We want to make understanding commentary and investing easier for you so we created this page to provide definitions and some more information about risks that investments of all kinds have. Remember, there are risks with all investments but understanding the different types of risk can help you create the right investment strategy for you.
When considering which investments to select for your specific goals, it's important to understand some of the differences between each because there is potential to lose money. Investments that have similar characteristics and behave similarly in the marketplace are referred to as asset classes. The following asset classes have different risks to consider.
Stock prices and returns are typically less stable than those of bonds (also known as fixed-income investments). While stocks have the potential for higher gains, those gains are not guaranteed and could also lead to loss.
Stocks of new or smaller companies have the most equity risk because they are less established compared with medium- or large-company stocks.

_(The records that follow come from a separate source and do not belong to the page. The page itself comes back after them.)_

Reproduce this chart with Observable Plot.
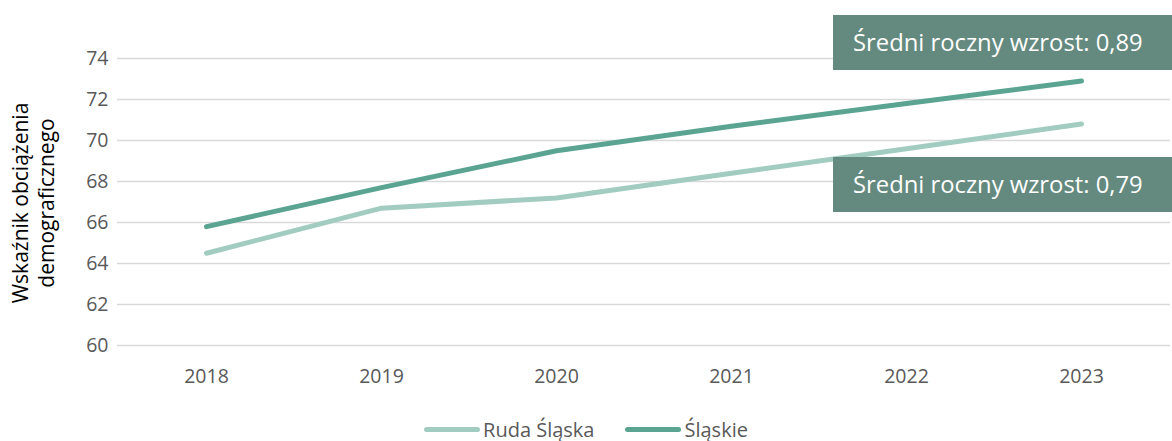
<!DOCTYPE html>
<html>
<head>
<meta charset="utf-8">
<script src="https://cdn.jsdelivr.net/npm/d3@7"></script>
<script src="https://cdn.jsdelivr.net/npm/@observablehq/plot@0.6"></script>
<style>
  html, body { margin: 0; padding: 0; background: #fff; }
  #wrap { position: relative; width: 1172px; height: 441px; font-family: "Open Sans", sans-serif; }
  .note { position: absolute; left: 833px; width: 339px; height: 55px; background: #64897e; color: #fff;
          font-size: 23.8px; line-height: 55px; box-sizing: border-box; padding-left: 20px; white-space: nowrap; overflow: hidden; }
  #ylabel { position: absolute; left: 33px; top: 203px; width: 0; height: 0; }
  #ylabel div { position: absolute; transform: translate(-50%, -50%) rotate(-90deg); white-space: nowrap;
                text-align: center; font-size: 21px; line-height: 26px; color: #000; }
  #legend { position: absolute; top: 416px; left: 0; width: 1172px; display: flex; justify-content: center;
            align-items: center; gap: 31px; font-size: 20px; color: #595959; }
  .item { display: flex; align-items: center; }
  .sw { width: 56px; height: 5px; border-radius: 3px; margin-right: 3px; }
</style>
</head>
<body>
<div id="wrap"></div>
<script>
const years = ["2018", "2019", "2020", "2021", "2022", "2023"];
const rudaSlaska = [64.5, 66.7, 67.2, 68.4, 69.6, 70.8];
const slaskie = [65.8, 67.7, 69.5, 70.7, 71.8, 72.9];
const seriesNames = ["Ruda Śląska", "Śląskie"];
const seriesColors = ["#a3ccc1", "#5aa491"];
const yTicks = [60, 62, 64, 66, 68, 70, 72, 74];
const notes = ["Średni roczny wzrost: 0,89", "Średni roczny wzrost: 0,79"];
const yLabelLines = ["Wskaźnik obciążenia", "demograficznego"];

const data = [];
years.forEach((y, i) => {
  data.push({year: y, value: rudaSlaska[i], series: seriesNames[0]});
  data.push({year: y, value: slaskie[i], series: seriesNames[1]});
});

const chart = Plot.plot({
  width: 1172,
  height: 400,
  marginLeft: 117,
  marginRight: 2,
  marginTop: 58,
  marginBottom: 55,
  style: {fontFamily: "'Open Sans', sans-serif", fontSize: "19.5px", color: "#595959", background: "#fff"},
  x: {type: "point", domain: years, padding: 0.5, label: null},
  y: {domain: [60, 74], ticks: yTicks, label: null},
  color: {domain: seriesNames, range: seriesColors},
  marks: [
    Plot.ruleY(yTicks, {stroke: "#d9d9d9", strokeWidth: 1.5}),
    Plot.axisX({tickSize: 0, tickPadding: 24, label: null, fill: "#595959", fontSize: 19.5}),
    Plot.axisY({ticks: yTicks, tickSize: 0, tickPadding: 9, label: null, fill: "#595959", fontSize: 19.5}),
    Plot.lineY(data, {x: "year", y: "value", z: "series", stroke: "series", strokeWidth: 5, strokeLinecap: "round", strokeLinejoin: "round"})
  ]
});

const wrap = document.getElementById("wrap");
wrap.appendChild(chart);

const yl = document.createElement("div");
yl.id = "ylabel";
const yli = document.createElement("div");
yli.innerHTML = yLabelLines.join("<br>");
yl.appendChild(yli);
wrap.appendChild(yl);

const tops = [15, 157];
notes.forEach((t, i) => {
  const d = document.createElement("div");
  d.className = "note";
  d.style.top = tops[i] + "px";
  d.textContent = t;
  wrap.appendChild(d);
});

const leg = document.createElement("div");
leg.id = "legend";
seriesNames.forEach((n, i) => {
  const it = document.createElement("div");
  it.className = "item";
  const sw = document.createElement("div");
  sw.className = "sw";
  sw.style.background = seriesColors[i];
  const tx = document.createElement("span");
  tx.textContent = n;
  it.appendChild(sw); it.appendChild(tx);
  leg.appendChild(it);
});
wrap.appendChild(leg);
</script>
</body>
</html>
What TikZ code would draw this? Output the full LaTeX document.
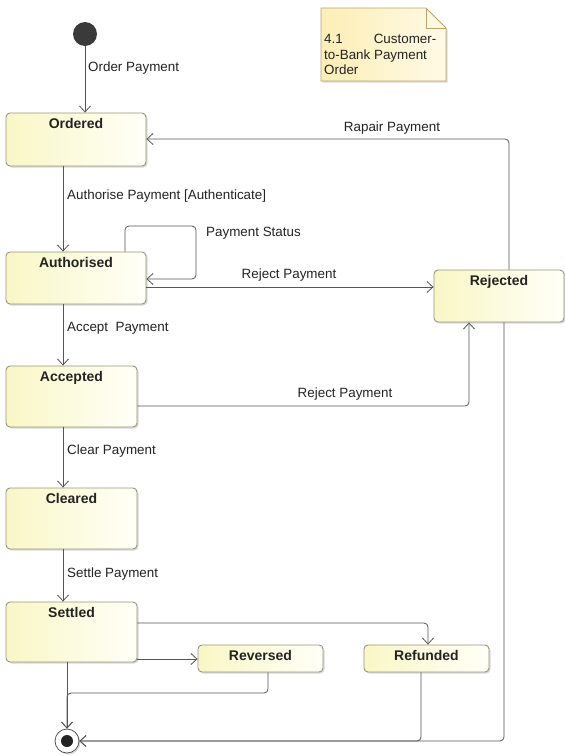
\documentclass[tikz,border=0pt]{standalone}
\usepackage{fontspec}
\setmainfont{Liberation Sans}
\usetikzlibrary{arrows.meta,shadows,calc}
\definecolor{linegray}{RGB}{85,85,85}
\definecolor{boxedge}{RGB}{150,150,120}
\definecolor{boxfillA}{RGB}{249,247,198}
\definecolor{boxfillB}{RGB}{255,255,248}
\definecolor{notefillA}{RGB}{252,238,182}
\definecolor{notefillB}{RGB}{255,250,230}
\definecolor{noteedge}{RGB}{185,165,105}
\definecolor{inkgray}{RGB}{35,35,35}
\definecolor{startfill}{RGB}{58,58,58}

\begin{document}
\begin{tikzpicture}[x=1pt,y=-1pt,
  statebox/.style={draw=boxedge, line width=0.9pt, rounded corners=4pt,
    left color=boxfillA, right color=boxfillB,
    drop shadow={shadow xshift=1.5pt, shadow yshift=-1.5pt, opacity=0.3},
    inner sep=0pt},
  statetitle/.style={font=\fontsize{14}{16}\selectfont\bfseries, text=inkgray, inner sep=0pt},
  trans/.style={draw=linegray, line width=0.8pt, rounded corners=4pt,
    -{Straight Barb[length=6pt,width=11pt]}},
  tlabel/.style={font=\fontsize{13.4}{15}\selectfont, text=inkgray, inner sep=0pt},
]
\useasboundingbox (0,0) rectangle (565,756);

% initial and final pseudo-states
\node[circle, fill=startfill, minimum size=24pt, inner sep=0pt] (init) at (85,34) {};
\node[circle, draw=linegray, line width=0.8pt, fill=white, minimum size=24pt, inner sep=0pt,
      drop shadow={shadow xshift=1.5pt, shadow yshift=-1.5pt, opacity=0.3}] (final) at (67,741) {};
\node[circle, fill=inkgray, minimum size=12pt, inner sep=0pt] (finaldot) at (final) {};

% states
\node[statebox, minimum width=140pt, minimum height=53pt,
  label={[statetitle, anchor=north, yshift=-6pt]north:Ordered}] (ordered) at (76,139.5) {};
\node[statebox, minimum width=140pt, minimum height=52pt,
  label={[statetitle, anchor=north, yshift=-6pt]north:Authorised}] (authorised) at (76,278) {};
\node[statebox, minimum width=130pt, minimum height=52pt,
  label={[statetitle, anchor=north, yshift=-6pt]north:Rejected}] (rejected) at (499,296) {};
\node[statebox, minimum width=131pt, minimum height=61pt,
  label={[statetitle, anchor=north, yshift=-6pt]north:Accepted}] (accepted) at (71.5,396.5) {};
\node[statebox, minimum width=131pt, minimum height=61pt,
  label={[statetitle, anchor=north, yshift=-6pt]north:Cleared}] (cleared) at (71.5,518.5) {};
\node[statebox, minimum width=131pt, minimum height=60pt,
  label={[statetitle, anchor=north, yshift=-6pt]north:Settled}] (settled) at (71.5,632) {};
\node[statebox, minimum width=125pt, minimum height=27pt,
  label={[statetitle, anchor=north, yshift=-6pt]north:Reversed}] (reversed) at (260.5,658.5) {};
\node[statebox, minimum width=125pt, minimum height=27pt,
  label={[statetitle, anchor=north, yshift=-6pt]north:Refunded}] (refunded) at (426.5,658.5) {};

% note with folded corner
\path[draw=noteedge, line width=0.8pt, left color=notefillA, right color=notefillB,
      drop shadow={shadow xshift=1.5pt, shadow yshift=-1.5pt, opacity=0.3}]
  (321,8) -- (426,8) -- (446,28) -- (446,81) -- (321,81) -- cycle;
\draw[noteedge, line width=0.8pt] (426,8) -- (426,28) -- (446,28);
\node[tlabel, anchor=north west, align=left, font=\fontsize{13.4}{15.5}\selectfont] (notetext) at (324,34)
  {4.1\hspace{31pt}Customer-\\to-Bank Payment\\Order};

% routing points
\coordinate (colA) at (63,0);
\coordinate (loopTL) at (125,226);
\coordinate (loopBR) at (196,279);
\coordinate (rejA) at (0,287);
\coordinate (rejB) at (469,406);
\coordinate (rep) at (509,139);
\coordinate (rejF) at (504,741);
\coordinate (refF) at (421,741);
\coordinate (setR) at (428,623);
\coordinate (setV) at (0,659);
\coordinate (revF) at (268,693);

% transitions
\draw[trans] (init.south) -- (init.south |- ordered.north);
\draw[trans] (ordered.south -| colA) -- (authorised.north -| colA);
\draw[trans] (authorised.south -| colA) -- (accepted.north -| colA);
\draw[trans] (accepted.south -| colA) -- (cleared.north -| colA);
\draw[trans] (cleared.south -| colA) -- (settled.north -| colA);
\draw[trans] (authorised.north -| loopTL) -- (loopTL) -- (loopBR |- loopTL) -- (loopBR) -- (authorised.east |- loopBR);
\draw[trans] (authorised.east |- rejA) -- (rejected.west |- rejA);
\draw[trans] (accepted.east |- rejB) -- (rejB) -- (rejected.south -| rejB);
\draw[trans] (rejected.north -| rep) -- (rep) -- (ordered.east |- rep);
\draw[trans] (rejected.south -| rejF) -- (rejF) -- (final.east);
\draw[trans] (refunded.south -| refF) -- (refF) -- (final.east);
\draw[trans] (settled.east |- setR) -- (setR) -- (refunded.north -| setR);
\draw[trans] (settled.east |- setV) -- (reversed.west |- setV);
\draw[trans] (settled.south -| final) -- (final.north);
\draw[trans] (reversed.south -| revF) -- (revF) -- (final.north |- revF) -- (final.north);

% transition labels
\node[tlabel, anchor=west] (lblorder) at (88,68) {Order Payment};
\node[tlabel, anchor=west] (lblauth) at (67,196) {Authorise Payment [Authenticate]};
\node[tlabel, anchor=west] (lblstatus) at (206,233) {Payment Status};
\node[tlabel] (lblrejA) at (289,275) {Reject Payment};
\node[tlabel, anchor=west] (lblaccept) at (67,328) {Accept\ \ Payment};
\node[tlabel] (lblrejB) at (345,394) {Reject Payment};
\node[tlabel] (lblrepair) at (392,128) {Rapair Payment};
\node[tlabel, anchor=west] (lblclear) at (67,451) {Clear Payment};
\node[tlabel, anchor=west] (lblsettle) at (67,574) {Settle Payment};
\end{tikzpicture}
\end{document}
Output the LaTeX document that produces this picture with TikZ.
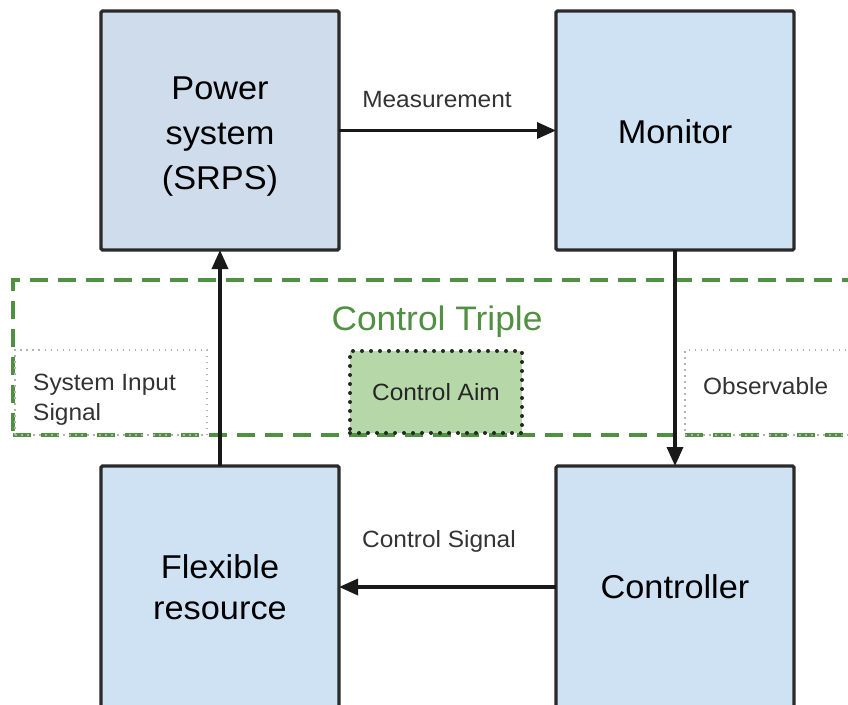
\documentclass[tikz,border=0pt]{standalone}
\usepackage{fontspec}
\setmainfont[FakeStretch=1.04]{Liberation Sans}
\usetikzlibrary{arrows.meta}
\definecolor{psfill}{HTML}{CEDCEB}
\definecolor{boxfill}{HTML}{CFE2F3}
\definecolor{aimfill}{HTML}{B6D7A8}
\definecolor{tripgreen}{HTML}{4F9141}
\definecolor{boxline}{HTML}{2A2A2A}
\definecolor{labtext}{HTML}{333333}
\tikzset{
  x=1pt, y=-1pt,
  bigbox/.style={draw=boxline, line width=3.2pt, rounded corners=1.5pt, fill=boxfill,
    minimum width=238pt, minimum height=239pt, inner sep=0pt, outer sep=0pt,
    anchor=north west, align=center, text=black,
    font=\fontsize{33}{41}\selectfont},
  lowbox/.style={bigbox, minimum height=242pt},
  boxtext/.style={align=center, text=black, inner sep=0pt, font=\fontsize{33}{45}\selectfont},
  arr/.style={line width=3.4pt, draw=black!90, -{Triangle[length=19pt,width=16pt]}},
  lab/.style={text=labtext, font=\fontsize{23.5}{30}\selectfont, inner sep=0pt},
  dotbox/.style={draw=gray!60, line width=1.6pt, dash pattern=on 1.5pt off 4.5pt,
    minimum height=85pt, inner sep=0pt, outer sep=0pt, anchor=north west},
  dottext/.style={align=left, text=labtext, inner sep=0pt, anchor=west,
    font=\fontsize{23.5}{30}\selectfont},
  aimbox/.style={fill=aimfill, draw=black!85, line width=4pt, line cap=round,
    dash pattern=on 0pt off 9pt, minimum width=172pt, minimum height=82pt,
    inner sep=0pt, outer sep=0pt, anchor=north west, text=black!85,
    font=\fontsize{23.5}{30}\selectfont},
  tripframe/.style={draw=tripgreen, line width=3.6pt, dash pattern=on 18pt off 10pt,
    minimum width=850pt, minimum height=155pt, inner sep=0pt, outer sep=0pt,
    anchor=north west},
}
\begin{document}
\begin{tikzpicture}
\useasboundingbox (0,0) rectangle (848,704);
\clip (0,0) rectangle (848,704);
\fill[white] (0,0) rectangle (848,704);
% control triple region
\node[tripframe] (triple) at (13,280) {};
\node[text=tripgreen, font=\fontsize{34}{40}\selectfont, inner sep=0pt] (tripname) at (437,322) {Control Triple};
\node[dotbox, minimum width=192pt] (sis) at (15,350) {};
\node[dottext] (sistext) at (33,400) {System Input\\Signal};
\node[dotbox, minimum width=200pt] (obs) at (685,350) {};
\node[dottext] (obstext) at (703,386) {Observable};
\node[aimbox] (aim) at (350,351) {Control Aim};
% main boxes
\node[bigbox, fill=psfill] (ps) at (101,11) {};
\node[boxtext] (pstext) at (220,137) {Power\\system\\(SRPS)};
\node[bigbox] (mon) at (556,11) {};
\node[boxtext] (montext) at (675,132) {Monitor};
\node[lowbox] (flex) at (101,466) {Flexible\\resource};
\node[lowbox] (ctrl) at (556,466) {Controller};
% connectors
\draw[arr] (ps.east) -- (mon.west);
\draw[arr] (mon.south) -- (ctrl.north);
\draw[arr] (ctrl.west) -- (flex.east);
\draw[arr] (flex.north) -- (ps.south);
% labels
\node[lab] (meas) at (437,100) {Measurement};
\node[lab] (csig) at (439,541) {Control Signal};
\end{tikzpicture}
\end{document}
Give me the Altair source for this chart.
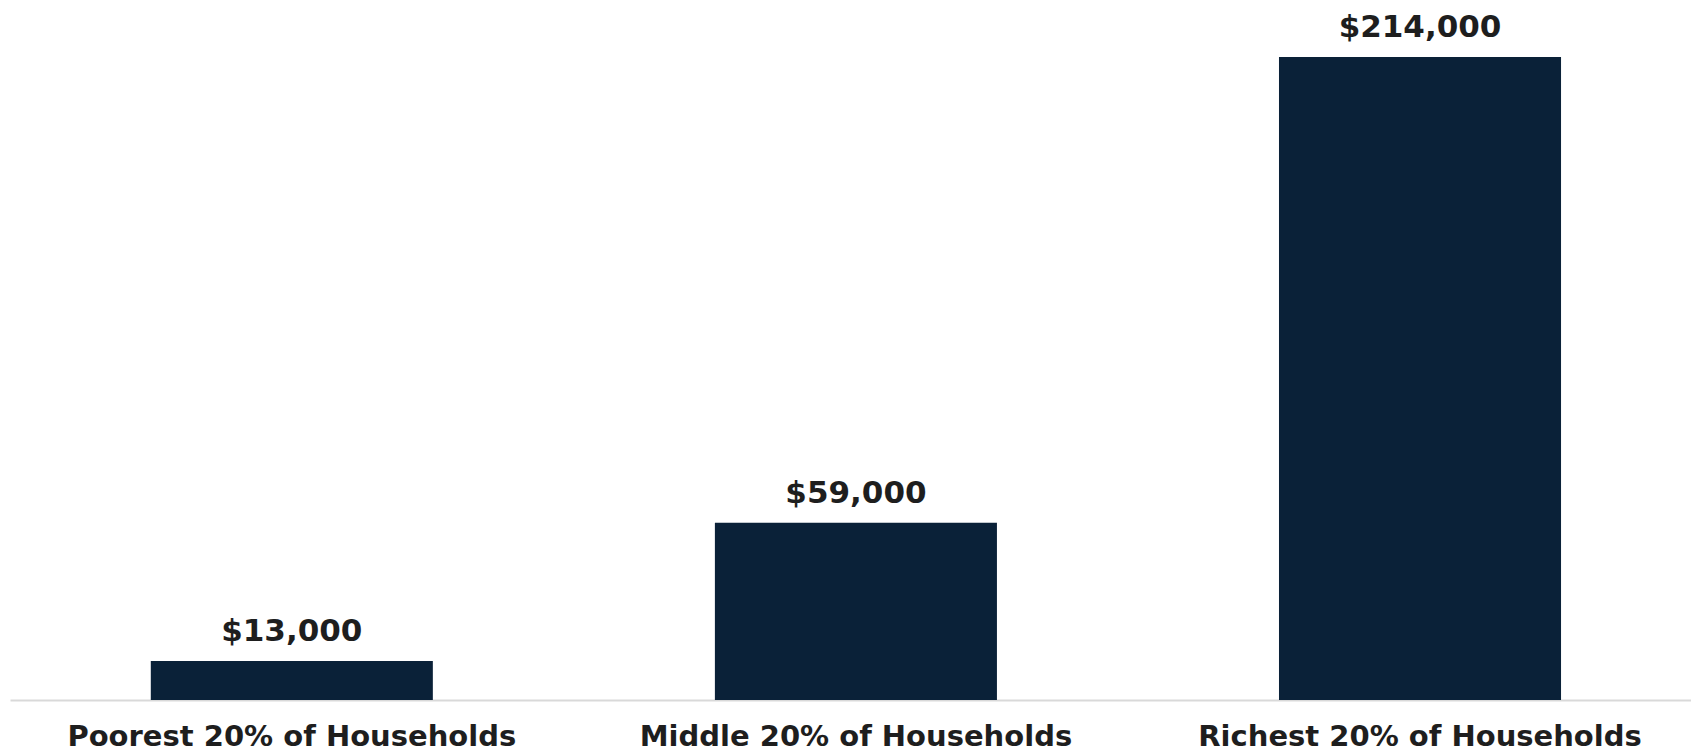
import altair as alt
import pandas as pd

categories = ["Poorest 20% of Households", "Middle 20% of Households", "Richest 20% of Households"]
values = [13000, 59000, 214000]

df = pd.DataFrame({"group": categories, "income": values})

FONT = "DejaVu Sans"
BAR = "#0a2138"
TXT = "#1e1e1e"

x = alt.X(
    "group:N",
    sort=categories,
    title=None,
    scale=alt.Scale(paddingInner=0.5, paddingOuter=0.24, align=0.52),
    axis=alt.Axis(
        labelAngle=0,
        labelFont=FONT,
        labelFontSize=29,
        labelFontWeight="bold",
        labelColor=TXT,
        labelBaseline="alphabetic",
        labelPadding=45,
        labelLimit=800,
        ticks=False,
        tickSize=0,
        domainColor="#d9d9d9",
        domainWidth=2,
        grid=False,
    ),
)
y = alt.Y("income:Q", title=None, axis=None, scale=alt.Scale(domain=[0, 230300]))

bars = alt.Chart(df).mark_bar(color=BAR).encode(x=x, y=y)
labels = alt.Chart(df).mark_text(
    font=FONT, fontSize=31, fontWeight="bold", color=TXT,
    baseline="alphabetic", align="center", dy=-20,
).encode(x=x, y=y, text=alt.Text("income:Q", format="$,.0f"))

chart = (bars + labels).properties(
    width=1681,
    height=692,
    background="white",
    padding={"left": 2, "top": 0, "right": 0, "bottom": 54},
    autosize=alt.AutoSizeParams(type="none"),
).configure_view(stroke=None, strokeWidth=0)

chart.save("out.html", embed_options={"renderer": "svg", "actions": False})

While fixed income securities usually contain less risk than other equity investments, they can still be impacted by interest rates and other factors. Some fixed income products, such as bonds, are investments that can't be used until they have matured. It's important to understand that interest rates and bond prices tend to move in opposite directions, so there are economic considerations with these investments as well.
International investments have additional risks to consider, including political instability and different industry practices (such as accounting standards).
Investing in real estate can also be risky since there are additional economic factors that affect real estate values.
Commodities (such as coffee or copper) have prices that fluctuate more than other assets, and can be affected by economic factors as well as weather or political developments. You can invest in these types of assets either directly or through products linked to commodity prices.
A money market fund is not insured or guaranteed by the Federal Deposit Insurance Corporation or any government agency. The typical goal of the fund is to preserve your investment; however, it is still possible to lose money.
These are terms that are used frequently in market updates so we thought it would be important to explain them a little further to help you better understand what they mean.
An index is a common way to measure market performance; however, it is not something you can invest in directly. All index references and performance calculations are based on information provided through Bloomberg. Bloomberg is a provider of real-time and archived financial and market data, including pricing, trading, analytics and news. Examples of different indexes include: S&P 500, MSCI EAFE, Dow Jones Industrial Average and Barclays Capital US Aggregate Bond Index. There are also indexes that measure prices of different U.S. goods. Examples of that include producer and consumer price indexes.
A Treasury note is a marketable U.S. government debt security with a fixed interest rate and a maturity between one and 10 years.
Measures the market value of all goods and services produced during a certain period of time.
Standard & Poor's, Fitch Ratings and Moody's Investor Services issue credit ratings for the debt of public and private corporations.